Forest species require a varied diet rich in leafy greens, fruits and vegetables, and protein. Moist cat food, canned snails, earthworms, or superworms can be offered weekly to fulfill their protein requirements. Care should be taken to avoid excessive protein, as it has been linked to growth deformities in several species.
As the calcium requirements of tortoises are high, food should be powdered with a calcium supplement. Additionally, a vitamin or mineral supplement should be used 2-3 times per week. UVB-producing fluorescent bulbs are essential for health: without the Vitamin D3 synthesized in the skin during exposure to UVB wavelengths, tortoises are not able to properly absorb and utilize the calcium in their diet.

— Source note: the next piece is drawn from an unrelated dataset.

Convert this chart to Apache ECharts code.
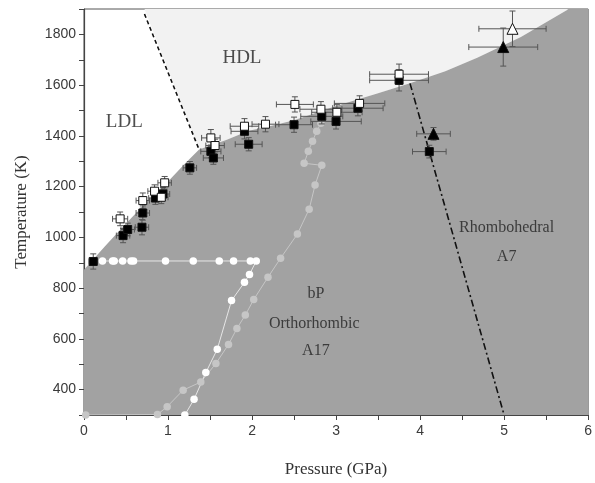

Adult tortoises can be fed 5-7 times per week; juveniles should be fed daily.
Water should be available, but damp conditions present a health hazard, especially to species from arid regions. A 15 minute soak twice weekly should be provided if possible.
Daily Care and Maintenance
Check for swollen or runny eyes, wheezing, mucus, and shell injuries. Daily care includes removing feces, feeding, and supplying fresh water.
Salmonella bacteria, commonly present in reptile and amphibian digestive tracts, can cause severe illnesses in people. Handling an animal will not cause an infection, as the bacteria must be ingested. Salmonella infections are easy to avoid via the use of proper hygiene. Wash your hands with warm, soapy water before and after handling any animal. Please speak with your family doctor or veterinarian for more tips on preventing Salmonella, or please read our care guide Cleaning and Disinfecting Recommendations for additional instructions.
When it comes to your new pet, knowledge is the best way to choose an appropriate addition to your family. Learn as much as you can about your new friend before you bring him home to ensure your pet enjoys a long, healthy life.